The Supreme Court’s 1927 decision in Buck vs. Bell (an 8-1 decision written by Justice Oliver Wendell Holmes) provided the legal authority for forced sterilization. By any reasonable standard, it is one of the worst decisions ever made by the court, on par with the 1857 Dred Scott decision. The language used in Buck (proclaiming of the plaintiff that “three generations of imbeciles is enough”) is forever a stain on the court.

People are largely unaware of this history and even more unaware that it was the U.S., not Nazi Germany, that was first to institutionalize what is known as “scientific racism.” James Q. Whitman, Ford Foundation Professor of Comparative and Foreign Law at Yale University, documents this in his landmark book, Hitler’s American Model: The United States and the Making of Nazi Race Law. In short, the scientific racism promoted by U.S. progressives and others helped pave the way to Auschwitz.

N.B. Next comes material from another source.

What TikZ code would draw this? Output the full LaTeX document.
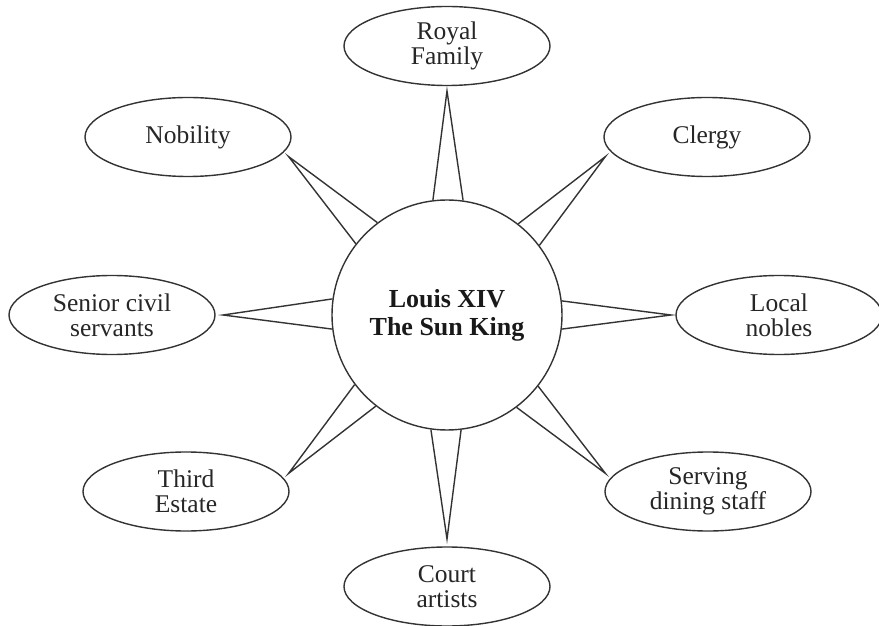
\documentclass[tikz,border=0pt]{standalone}
\usepackage{fontspec}
\setmainfont{Liberation Serif}
\usetikzlibrary{shapes.geometric,calc}
\begin{document}
\begin{tikzpicture}[x=1pt,y=1pt,
  line width=1.4pt,
  member/.style={ellipse,draw=black!80,line width=1.4pt,minimum width=206pt,minimum height=79pt,
    inner sep=0pt,align=center,font=\fontsize{25.5}{25}\selectfont,text=black!85},
  king/.style={circle,draw=black!80,line width=1.4pt,minimum size=230pt,inner sep=0pt,align=center,
    font=\fontsize{26}{28}\selectfont\bfseries,text=black!90},
  ray/.style={draw=black!80,line width=1.4pt,line join=miter}]
\useasboundingbox (0,0) rectangle (879,625);

% the king in the centre
\node[king] (c) at (447,310) {Louis XIV\\The Sun King};

% the court around him
\node[member] (royal)   at (447,579)   {Royal\\Family};
\node[member] (clergy)  at (707,488)   {Clergy};
\node[member] (nob)     at (188,488)   {Nobility};
\node[member] (senior)  at (112,310)   {Senior civil\\servants};
\node[member] (local)   at (779,310)   {Local\\nobles};
\node[member] (third)   at (186,133.5) {Third\\Estate};
\node[member] (serving) at (708,133.5) {Serving\\dining staff};
\node[member] (court)   at (447,38.5)  {Court\\artists};

% sun rays: narrow wedges from the circle toward each group
\foreach \a/\n in {90/royal,45/clergy,135/nob,180/senior,0/local,225/third,315/serving,270/court}{
  \coordinate (tip-\n) at ($(c.center)+(\a:224)$);
  \draw[ray] (c.\a+7.5) -- (tip-\n) -- (c.\a-7.5);
}
\end{tikzpicture}
\end{document}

Progressives shouldn’t get a pass on their movement’s inexcusable history just because they recently dumped Wilson’s and Sanger’s names from buildings and programs. But the larger question is why people in the U.S. are so unaware of progressivism’s brutally racist past.

As a first step toward finding the answer, I recently reviewed high school history books and other teaching materials to determine how progressive history is covered. The books claim to cover the broad sweep of American history and yet, with very few exceptions, present the early progressive movement in an invariably positive light as an effort to seek “social justice” and promote the common good. They misrepresent Sanger as a social justice advocate for women, ignoring her support of scientific racism. They ignore the movement’s role in eugenics, omitting, with very few minor exceptions, any mention of the history of forced sterilization in the U.S. I could not find even one mention of Buck vs. Bell. And finally, these texts remarkably ignored the relationship between American and German eugenics activities of the era.

Logic would dictate that progressives ought to cancel themselves—disown their history, as they insist of others. But don’t hold your breath.